_What to produce:_ Please write the listing below out again exactly, leaving every picture behind.

_Data section:_
──────────────────────────────

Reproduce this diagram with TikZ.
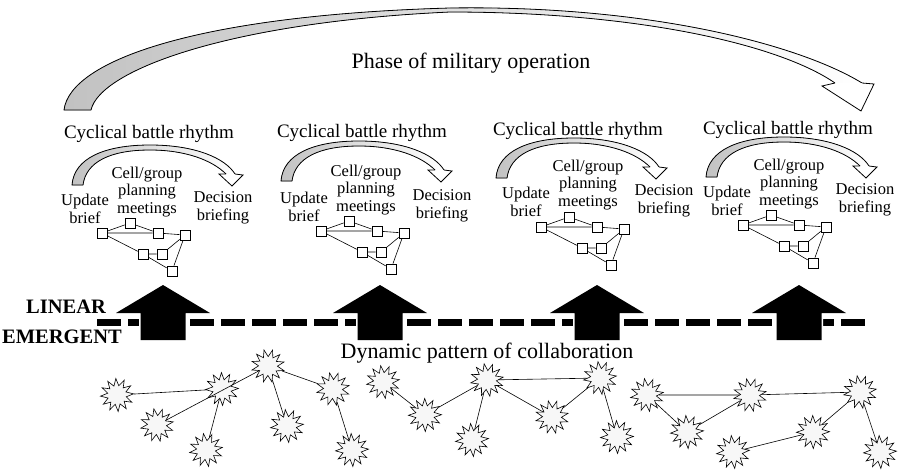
\documentclass[tikz,border=0pt]{standalone}
\usepackage{fontspec}
\setmainfont{Liberation Serif}
\usetikzlibrary{shapes.geometric}

\newcommand\bigtextfont{\fontsize{22}{26}\selectfont}
\newcommand\cycfont{\fontsize{19}{22}\selectfont}
\newcommand\labfont{\fontsize{16.5}{17.5}\selectfont}
\newcommand\tagfont{\fontsize{20.5}{24}\selectfont\bfseries}

\tikzset{
  ribbonfill/.style={left color=black!24, right color=white},
  ribbonedge/.style={draw=black, line width=0.8pt, line join=round},
  openhead/.style={draw=black, fill=white, line width=0.8pt, line join=miter},
  box/.style={draw=black, fill=white, line width=0.6pt, minimum size=10pt, inner sep=0pt},
  link/.style={draw=black, line width=0.6pt},
  burst/.style={star, star points=12, star point ratio=1.75, minimum size=33pt,
    inner sep=0pt, draw=black, fill=black!3, line width=0.6pt},
  cyctitle/.style={anchor=base, inner sep=0pt, font=\cycfont},
  steplabel/.style={align=center, inner sep=0pt, font=\labfont},
  blockup/.pic={
    \path[fill=black, preaction={draw=white, line width=3pt}]
      (-22.5,340) -- (-22.5,313) -- (-47,313) -- (0,285) -- (47,313)
      -- (22.5,313) -- (22.5,340) -- cycle;
  }
}

% One battle-rhythm cycle: #1 id, #2 arc shift, #3 title shift,
% #4 label shift, #5 network shift
\newcommand\battlecycle[5]{%
  \begin{scope}[shift={(#2)}]
    \fill[ribbonfill] (72,185) .. controls (74,158) and (105,145) .. (150,145)
      .. controls (195,145) and (225,158) .. (235,174) -- (226,174)
      .. controls (212,160) and (185,150) .. (150,150)
      .. controls (110,150) and (86,162) .. (83,185) -- cycle;
    \draw[ribbonedge] (83,185) -- (72,185) .. controls (74,158) and (105,145) .. (150,145)
      .. controls (195,145) and (225,158) .. (235,174);
    \draw[ribbonedge] (226,174) .. controls (212,160) and (185,150) .. (150,150)
      .. controls (110,150) and (86,162) .. (83,185);
    \fill[white] (226,174) -- (219,174) -- (232,186) -- (243,175) -- (235,174) -- cycle;
    \draw[openhead] (226,174) -- (219,174) -- (232,186) -- (243,175) -- (235,174);
  \end{scope}
  \begin{scope}[shift={(#3)}]
    \node[cyctitle] (cyc#1) at (149,138) {Cyclical battle rhythm};
  \end{scope}
  \begin{scope}[shift={(#4)}]
    \node[steplabel] (upd#1) at (85,209) {Update\\brief};
    \node[steplabel] (cell#1) at (147,192) {Cell/group\\planning\\meetings};
    \node[steplabel] (dec#1) at (223,208) {Decision\\briefing};
  \end{scope}
  \begin{scope}[shift={(#5)}]
    \node[box] (a#1) at (102,233) {};
    \node[box] (b#1) at (130,223) {};
    \node[box] (c#1) at (158,233) {};
    \node[box] (d#1) at (185,235) {};
    \node[box] (e#1) at (143,254) {};
    \node[box] (f#1) at (162,254) {};
    \node[box] (g#1) at (172,271) {};
    \draw[link] (a#1) -- (b#1) (b#1) -- (c#1) (a#1) -- (c#1) (c#1) -- (d#1)
      (a#1) -- (e#1) (e#1) -- (f#1) (f#1) -- (d#1) (d#1) -- (g#1) (e#1) -- (g#1);
  \end{scope}
}

\begin{document}
\begin{tikzpicture}[x=1pt, y=-1pt]
  \fill[white] (0,0) rectangle (898,475);
  \useasboundingbox (0,0) rectangle (898,475);

  % phase arc over the whole operation
  \fill[ribbonfill] (64,110) .. controls (70,60) and (200,15) .. (450,8)
    .. controls (650,5) and (800,45) .. (862,83) -- (835,83)
    .. controls (780,45) and (640,12) .. (450,12)
    .. controls (230,22) and (100,70) .. (91,110) -- cycle;
  \draw[ribbonedge] (91,110) -- (64,110) .. controls (70,60) and (200,15) .. (450,8)
    .. controls (650,5) and (800,45) .. (862,83);
  \draw[ribbonedge] (835,83) .. controls (780,45) and (640,12) .. (450,12)
    .. controls (230,22) and (100,70) .. (91,110);
  \fill[white] (835,83) -- (822,86) -- (861,111) -- (874,84) -- (862,83) -- cycle;
  \draw[openhead] (835,83) -- (822,86) -- (861,111) -- (874,84) -- (862,83);
  \node[anchor=base, inner sep=0pt, font=\bigtextfont] (phase) at (471,68)
    {Phase of military operation};

  % the four battle-rhythm cycles
  \battlecycle{1}{0,0}{0,0}{0,0}{0,0}
  \battlecycle{2}{209,-4}{213,-1}{219,-2}{219,-2}
  \battlecycle{3}{424,-7}{429,-3}{441,-7}{439,-6}
  \battlecycle{4}{634,-8}{639,-4}{642,-8}{641,-8}

  % boundary between linear and emergent
  \coordinate (dashL) at (97,322.5);
  \coordinate (dashR) at (868,322.5);
  \draw[line width=7pt, dash pattern=on 24pt off 7pt] (dashL) -- (dashR);
  \pic at (163,0) {blockup};
  \pic at (380,0) {blockup};
  \pic at (597,0) {blockup};
  \pic at (799,0) {blockup};
  \node[anchor=base, inner sep=0pt, font=\tagfont] (linear) at (66,313) {LINEAR};
  \node[anchor=base, inner sep=0pt, font=\tagfont] (emergent) at (62,343) {EMERGENT};

  \node[anchor=base, inner sep=0pt, font=\bigtextfont] (dyn) at (487,358)
    {Dynamic pattern of collaboration};

  % collaboration bursts
  \node[burst, shape border rotate=4]  (s1) at (117,395) {};
  \node[burst, shape border rotate=11] (s2) at (157,425) {};
  \node[burst, shape border rotate=2]  (s3) at (222,389) {};
  \node[burst, shape border rotate=9]  (s4) at (206,450) {};
  \node[burst, shape border rotate=14] (s5) at (268,366) {};
  \node[burst, shape border rotate=6]  (s6) at (287,426) {};
  \node[burst, shape border rotate=12] (s7) at (333,389) {};
  \node[burst, shape border rotate=3]  (s8) at (352,450) {};
  \node[burst, shape border rotate=8]  (m1) at (383,382) {};
  \node[burst, shape border rotate=1]  (m2) at (425,415) {};
  \node[burst, shape border rotate=10] (m3) at (487,380) {};
  \node[burst, shape border rotate=5]  (m4) at (472,440) {};
  \node[burst, shape border rotate=13] (m5) at (552,417) {};
  \node[burst, shape border rotate=7]  (m6) at (600,378) {};
  \node[burst, shape border rotate=2]  (m7) at (617,437) {};
  \node[burst, shape border rotate=9]  (r1) at (647,395) {};
  \node[burst, shape border rotate=4]  (r2) at (687,432) {};
  \node[burst, shape border rotate=12] (r3) at (750,395) {};
  \node[burst, shape border rotate=6]  (r4) at (733,452) {};
  \node[burst, shape border rotate=1]  (r5) at (813,432) {};
  \node[burst, shape border rotate=10] (r6) at (860,392) {};
  \node[burst, shape border rotate=3]  (r7) at (880,452) {};

  \draw[link] (s1) -- (s3) (s2) -- (s5) (s4) -- (s3) (s5) -- (s7) (s5) -- (s6) (s7) -- (s8);
  \draw[link] (m1) -- (m2) (m2) -- (m3) (m3) -- (m6) (m3) -- (m4) (m3) -- (m5)
    (m5) -- (m6) (m6) -- (m7);
  \draw[link] (r1) -- (r3) (r1) -- (r2) (r2) -- (r3) (r3) -- (r6) (r4) -- (r5)
    (r5) -- (r6) (r6) -- (r7);
\end{tikzpicture}
\end{document}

──────────────────────────────

_Reply to the task:_
Reproduce this diagram with TikZ.
\documentclass[tikz,border=0pt]{standalone}
\usepackage{fontspec}
\setmainfont{Liberation Serif}
\usetikzlibrary{shapes.geometric}

\newcommand\bigtextfont{\fontsize{22}{26}\selectfont}
\newcommand\cycfont{\fontsize{19}{22}\selectfont}
\newcommand\labfont{\fontsize{16.5}{17.5}\selectfont}
\newcommand\tagfont{\fontsize{20.5}{24}\selectfont\bfseries}

\tikzset{
  ribbonfill/.style={left color=black!24, right color=white},
  ribbonedge/.style={draw=black, line width=0.8pt, line join=round},
  openhead/.style={draw=black, fill=white, line width=0.8pt, line join=miter},
  box/.style={draw=black, fill=white, line width=0.6pt, minimum size=10pt, inner sep=0pt},
  link/.style={draw=black, line width=0.6pt},
  burst/.style={star, star points=12, star point ratio=1.75, minimum size=33pt,
    inner sep=0pt, draw=black, fill=black!3, line width=0.6pt},
  cyctitle/.style={anchor=base, inner sep=0pt, font=\cycfont},
  steplabel/.style={align=center, inner sep=0pt, font=\labfont},
  blockup/.pic={
    \path[fill=black, preaction={draw=white, line width=3pt}]
      (-22.5,340) -- (-22.5,313) -- (-47,313) -- (0,285) -- (47,313)
      -- (22.5,313) -- (22.5,340) -- cycle;
  }
}

% One battle-rhythm cycle: #1 id, #2 arc shift, #3 title shift,
% #4 label shift, #5 network shift
\newcommand\battlecycle[5]{%
  \begin{scope}[shift={(#2)}]
    \fill[ribbonfill] (72,185) .. controls (74,158) and (105,145) .. (150,145)
      .. controls (195,145) and (225,158) .. (235,174) -- (226,174)
      .. controls (212,160) and (185,150) .. (150,150)
      .. controls (110,150) and (86,162) .. (83,185) -- cycle;
    \draw[ribbonedge] (83,185) -- (72,185) .. controls (74,158) and (105,145) .. (150,145)
      .. controls (195,145) and (225,158) .. (235,174);
    \draw[ribbonedge] (226,174) .. controls (212,160) and (185,150) .. (150,150)
      .. controls (110,150) and (86,162) .. (83,185);
    \fill[white] (226,174) -- (219,174) -- (232,186) -- (243,175) -- (235,174) -- cycle;
    \draw[openhead] (226,174) -- (219,174) -- (232,186) -- (243,175) -- (235,174);
  \end{scope}
  \begin{scope}[shift={(#3)}]
    \node[cyctitle] (cyc#1) at (149,138) {Cyclical battle rhythm};
  \end{scope}
  \begin{scope}[shift={(#4)}]
    \node[steplabel] (upd#1) at (85,209) {Update\\brief};
    \node[steplabel] (cell#1) at (147,192) {Cell/group\\planning\\meetings};
    \node[steplabel] (dec#1) at (223,208) {Decision\\briefing};
  \end{scope}
  \begin{scope}[shift={(#5)}]
    \node[box] (a#1) at (102,233) {};
    \node[box] (b#1) at (130,223) {};
    \node[box] (c#1) at (158,233) {};
    \node[box] (d#1) at (185,235) {};
    \node[box] (e#1) at (143,254) {};
    \node[box] (f#1) at (162,254) {};
    \node[box] (g#1) at (172,271) {};
    \draw[link] (a#1) -- (b#1) (b#1) -- (c#1) (a#1) -- (c#1) (c#1) -- (d#1)
      (a#1) -- (e#1) (e#1) -- (f#1) (f#1) -- (d#1) (d#1) -- (g#1) (e#1) -- (g#1);
  \end{scope}
}

\begin{document}
\begin{tikzpicture}[x=1pt, y=-1pt]
  \fill[white] (0,0) rectangle (898,475);
  \useasboundingbox (0,0) rectangle (898,475);

  % phase arc over the whole operation
  \fill[ribbonfill] (64,110) .. controls (70,60) and (200,15) .. (450,8)
    .. controls (650,5) and (800,45) .. (862,83) -- (835,83)
    .. controls (780,45) and (640,12) .. (450,12)
    .. controls (230,22) and (100,70) .. (91,110) -- cycle;
  \draw[ribbonedge] (91,110) -- (64,110) .. controls (70,60) and (200,15) .. (450,8)
    .. controls (650,5) and (800,45) .. (862,83);
  \draw[ribbonedge] (835,83) .. controls (780,45) and (640,12) .. (450,12)
    .. controls (230,22) and (100,70) .. (91,110);
  \fill[white] (835,83) -- (822,86) -- (861,111) -- (874,84) -- (862,83) -- cycle;
  \draw[openhead] (835,83) -- (822,86) -- (861,111) -- (874,84) -- (862,83);
  \node[anchor=base, inner sep=0pt, font=\bigtextfont] (phase) at (471,68)
    {Phase of military operation};

  % the four battle-rhythm cycles
  \battlecycle{1}{0,0}{0,0}{0,0}{0,0}
  \battlecycle{2}{209,-4}{213,-1}{219,-2}{219,-2}
  \battlecycle{3}{424,-7}{429,-3}{441,-7}{439,-6}
  \battlecycle{4}{634,-8}{639,-4}{642,-8}{641,-8}

  % boundary between linear and emergent
  \coordinate (dashL) at (97,322.5);
  \coordinate (dashR) at (868,322.5);
  \draw[line width=7pt, dash pattern=on 24pt off 7pt] (dashL) -- (dashR);
  \pic at (163,0) {blockup};
  \pic at (380,0) {blockup};
  \pic at (597,0) {blockup};
  \pic at (799,0) {blockup};
  \node[anchor=base, inner sep=0pt, font=\tagfont] (linear) at (66,313) {LINEAR};
  \node[anchor=base, inner sep=0pt, font=\tagfont] (emergent) at (62,343) {EMERGENT};

  \node[anchor=base, inner sep=0pt, font=\bigtextfont] (dyn) at (487,358)
    {Dynamic pattern of collaboration};

  % collaboration bursts
  \node[burst, shape border rotate=4]  (s1) at (117,395) {};
  \node[burst, shape border rotate=11] (s2) at (157,425) {};
  \node[burst, shape border rotate=2]  (s3) at (222,389) {};
  \node[burst, shape border rotate=9]  (s4) at (206,450) {};
  \node[burst, shape border rotate=14] (s5) at (268,366) {};
  \node[burst, shape border rotate=6]  (s6) at (287,426) {};
  \node[burst, shape border rotate=12] (s7) at (333,389) {};
  \node[burst, shape border rotate=3]  (s8) at (352,450) {};
  \node[burst, shape border rotate=8]  (m1) at (383,382) {};
  \node[burst, shape border rotate=1]  (m2) at (425,415) {};
  \node[burst, shape border rotate=10] (m3) at (487,380) {};
  \node[burst, shape border rotate=5]  (m4) at (472,440) {};
  \node[burst, shape border rotate=13] (m5) at (552,417) {};
  \node[burst, shape border rotate=7]  (m6) at (600,378) {};
  \node[burst, shape border rotate=2]  (m7) at (617,437) {};
  \node[burst, shape border rotate=9]  (r1) at (647,395) {};
  \node[burst, shape border rotate=4]  (r2) at (687,432) {};
  \node[burst, shape border rotate=12] (r3) at (750,395) {};
  \node[burst, shape border rotate=6]  (r4) at (733,452) {};
  \node[burst, shape border rotate=1]  (r5) at (813,432) {};
  \node[burst, shape border rotate=10] (r6) at (860,392) {};
  \node[burst, shape border rotate=3]  (r7) at (880,452) {};

  \draw[link] (s1) -- (s3) (s2) -- (s5) (s4) -- (s3) (s5) -- (s7) (s5) -- (s6) (s7) -- (s8);
  \draw[link] (m1) -- (m2) (m2) -- (m3) (m3) -- (m6) (m3) -- (m4) (m3) -- (m5)
    (m5) -- (m6) (m6) -- (m7);
  \draw[link] (r1) -- (r3) (r1) -- (r2) (r2) -- (r3) (r3) -- (r6) (r4) -- (r5)
    (r5) -- (r6) (r6) -- (r7);
\end{tikzpicture}
\end{document}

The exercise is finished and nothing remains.